If the book is one of two very distinct halves in terms of narrative and time-frame, it is also one of two very distinct halves in terms of quality. The first half is quite astonishingly good. I have not so far in my RTE reviewing career been generous with superlatives but the first half of CHRISTOPHER'S GHOSTS deserves every single one that could be thrown at it. The writing is of a marvellous beauty and it is by turns evocative, moving, chilling, erotic, gripping, horrifying. There is something very Proustian about the opening when Paul first spies his love in the Tiergarten. The story of their love affair succeeds - a very rare combination - in being both genuinely convincing and erotic. It is of course doomed; they know it is doomed, the reader knows it is doomed, but both we and they keep hope alive. McCarry's account of Nazi interrogation techniques break through this idyll with a horrible force and are truly shocking while never descending to exploitation. Every single character is drawn with precision and their voices - for in this first half other narrative voices are used - are compelling. Paul, Alexa, Hubbard, Lori, Stutzer, O.J (Paul's godfather and American diplomat), Paulus (Paul's German uncle) and his wife Hilde, all are rich and fascinating. Landscapes are drawn with precision and grace. And through all this the narrative grips like a vice - one is torn between a compulsion to read on and a wish to put the book down so that the inevitable cataclysm will not descend; but when it does it is with an image of quite mesmerising beauty.
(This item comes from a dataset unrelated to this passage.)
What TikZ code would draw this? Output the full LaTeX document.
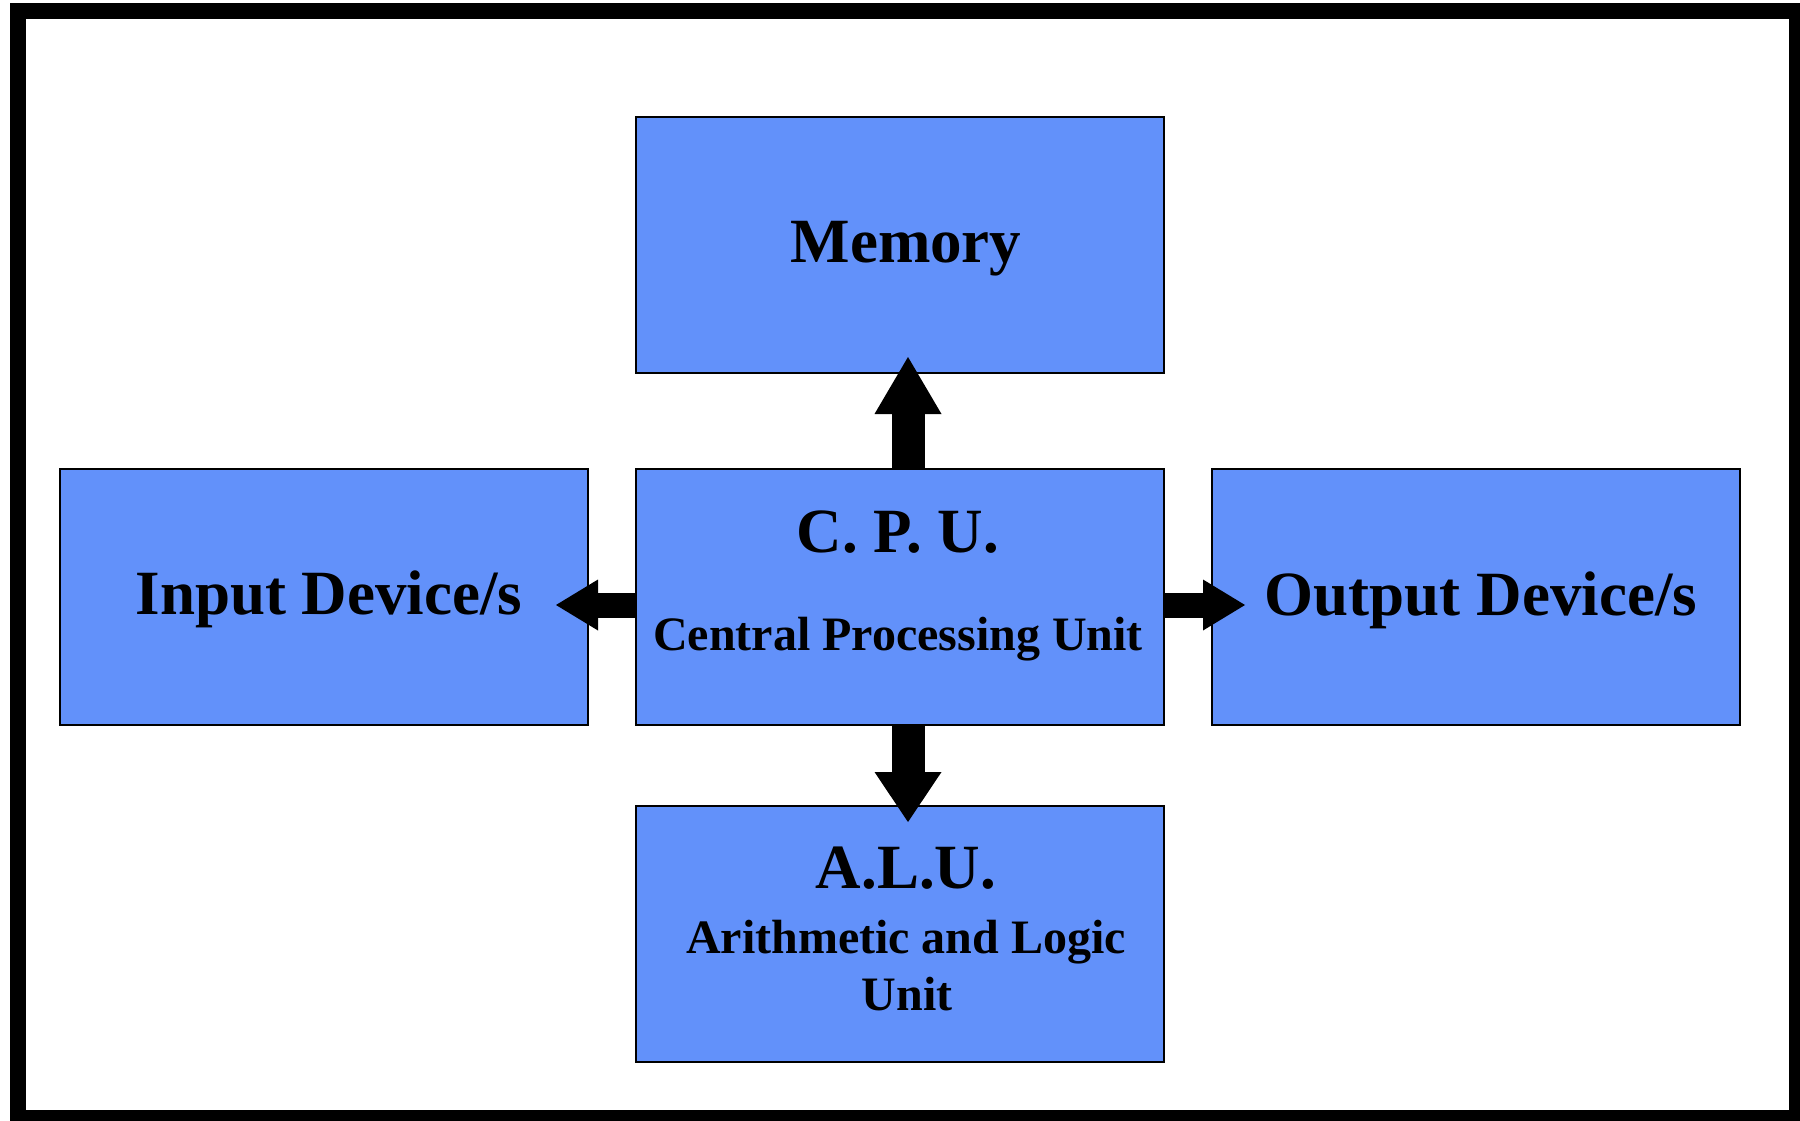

Sadly, perhaps inevitably, the second half of the book does not live up to the first. This is a much more conventional spy thriller with Christopher now as a somewhat enigmatic CIA agent driven by the demons of his past. There are few LeCarrean ambiguities here - the CIA are basically the good eyes combatting the evil Reds. There is still some magnificent writing and the narrative lines are strong but the variety and richness of the first half of the book are gone. We have only one narrative voice and that is Christopher's. It is of course part of the book's essential design that 'Paul' disappears. He was a figure of adolescence, destroyed by the events of 1939, and is buried deep within 'Christopher', the adult figure, emotions and feelings locked away. This is a strong conceit but it is not perhaps allowed sufficient room to breath and only emerges in full flight in the book's very last sentences. It also means that McCarry has to make the second half of the book quite different from the first - the colour went out of Paul's world in 1939 and cannot be brought back. One appreciates the artistic design, but it does mean the book's two halves vary substantially in terms of the quality of the writing. Much more problematically the moral world of good versus evil which so aptly describes the situation in 1939 transmits more than a little uneasily to that of the Cold War, not to mention the Arab-Israeli conflict which is intruded on the narrative.
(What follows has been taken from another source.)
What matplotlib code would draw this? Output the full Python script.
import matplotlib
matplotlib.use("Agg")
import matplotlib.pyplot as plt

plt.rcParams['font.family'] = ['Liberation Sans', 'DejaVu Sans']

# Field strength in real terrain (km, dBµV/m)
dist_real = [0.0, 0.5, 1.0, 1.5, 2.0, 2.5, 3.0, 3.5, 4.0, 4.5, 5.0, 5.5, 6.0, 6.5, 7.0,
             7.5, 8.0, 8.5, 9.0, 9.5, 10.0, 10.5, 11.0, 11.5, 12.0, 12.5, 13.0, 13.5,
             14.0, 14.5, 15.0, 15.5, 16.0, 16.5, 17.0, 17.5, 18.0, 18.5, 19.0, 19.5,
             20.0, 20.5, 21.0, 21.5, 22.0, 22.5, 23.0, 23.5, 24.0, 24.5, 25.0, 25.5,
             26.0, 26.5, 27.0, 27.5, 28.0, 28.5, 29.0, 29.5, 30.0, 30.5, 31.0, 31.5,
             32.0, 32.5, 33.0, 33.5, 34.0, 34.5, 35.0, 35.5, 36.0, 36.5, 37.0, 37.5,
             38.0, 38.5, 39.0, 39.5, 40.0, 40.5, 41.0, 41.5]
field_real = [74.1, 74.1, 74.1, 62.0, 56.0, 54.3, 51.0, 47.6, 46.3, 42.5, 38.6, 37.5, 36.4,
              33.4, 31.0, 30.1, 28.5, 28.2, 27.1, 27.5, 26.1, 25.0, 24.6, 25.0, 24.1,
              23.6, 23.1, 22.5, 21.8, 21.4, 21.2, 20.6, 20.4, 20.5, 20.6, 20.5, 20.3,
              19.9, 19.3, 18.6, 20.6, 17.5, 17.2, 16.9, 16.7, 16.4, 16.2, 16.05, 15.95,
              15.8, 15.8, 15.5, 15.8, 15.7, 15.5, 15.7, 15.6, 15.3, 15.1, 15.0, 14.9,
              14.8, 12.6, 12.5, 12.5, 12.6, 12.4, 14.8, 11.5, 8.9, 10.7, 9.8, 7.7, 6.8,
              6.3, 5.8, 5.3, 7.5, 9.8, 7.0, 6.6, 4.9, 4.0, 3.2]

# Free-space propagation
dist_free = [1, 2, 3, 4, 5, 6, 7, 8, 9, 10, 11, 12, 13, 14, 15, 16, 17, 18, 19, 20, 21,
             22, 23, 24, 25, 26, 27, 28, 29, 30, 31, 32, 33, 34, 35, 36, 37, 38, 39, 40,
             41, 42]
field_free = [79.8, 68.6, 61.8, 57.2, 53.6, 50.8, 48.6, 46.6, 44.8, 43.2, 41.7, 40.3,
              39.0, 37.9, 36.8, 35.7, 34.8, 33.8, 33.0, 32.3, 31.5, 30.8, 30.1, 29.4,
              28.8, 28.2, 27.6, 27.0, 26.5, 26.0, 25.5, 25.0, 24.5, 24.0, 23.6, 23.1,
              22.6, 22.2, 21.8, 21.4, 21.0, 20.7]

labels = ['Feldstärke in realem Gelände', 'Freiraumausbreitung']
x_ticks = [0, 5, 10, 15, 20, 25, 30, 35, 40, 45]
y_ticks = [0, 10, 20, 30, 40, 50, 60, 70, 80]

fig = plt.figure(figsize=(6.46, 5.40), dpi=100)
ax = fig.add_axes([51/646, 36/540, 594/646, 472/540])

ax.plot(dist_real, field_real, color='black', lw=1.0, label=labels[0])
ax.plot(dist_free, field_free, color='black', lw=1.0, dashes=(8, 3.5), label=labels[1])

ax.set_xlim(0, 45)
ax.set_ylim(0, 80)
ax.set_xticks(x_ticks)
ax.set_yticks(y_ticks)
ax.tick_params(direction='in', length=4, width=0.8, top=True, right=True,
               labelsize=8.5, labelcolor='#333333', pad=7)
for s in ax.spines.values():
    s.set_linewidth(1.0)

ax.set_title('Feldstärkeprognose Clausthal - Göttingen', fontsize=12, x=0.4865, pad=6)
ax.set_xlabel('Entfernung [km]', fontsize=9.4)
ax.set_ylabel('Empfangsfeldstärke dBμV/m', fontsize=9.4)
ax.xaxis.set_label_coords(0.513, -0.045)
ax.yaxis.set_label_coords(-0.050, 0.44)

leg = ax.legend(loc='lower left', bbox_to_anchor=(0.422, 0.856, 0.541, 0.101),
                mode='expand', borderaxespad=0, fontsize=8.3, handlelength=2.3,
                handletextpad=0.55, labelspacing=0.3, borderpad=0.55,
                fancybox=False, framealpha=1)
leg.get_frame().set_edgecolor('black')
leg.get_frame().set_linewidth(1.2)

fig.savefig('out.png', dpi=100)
So a book of two halves. But such is the beauty ,precision, elegance, and power of the first half that I would unhesitatingly give this book the highest recommendation - you will get 172 pages which are certainly the best I have read for this site to date. I must however observe that these pages are in no sense a mystery; they are not even a 'spy novel' or 'thriller' (though the second half might fall under either description). This is not to detract from their quality but to point out that this book does not 'transcend' any genre because it is genreless. Whatever the category however - read it!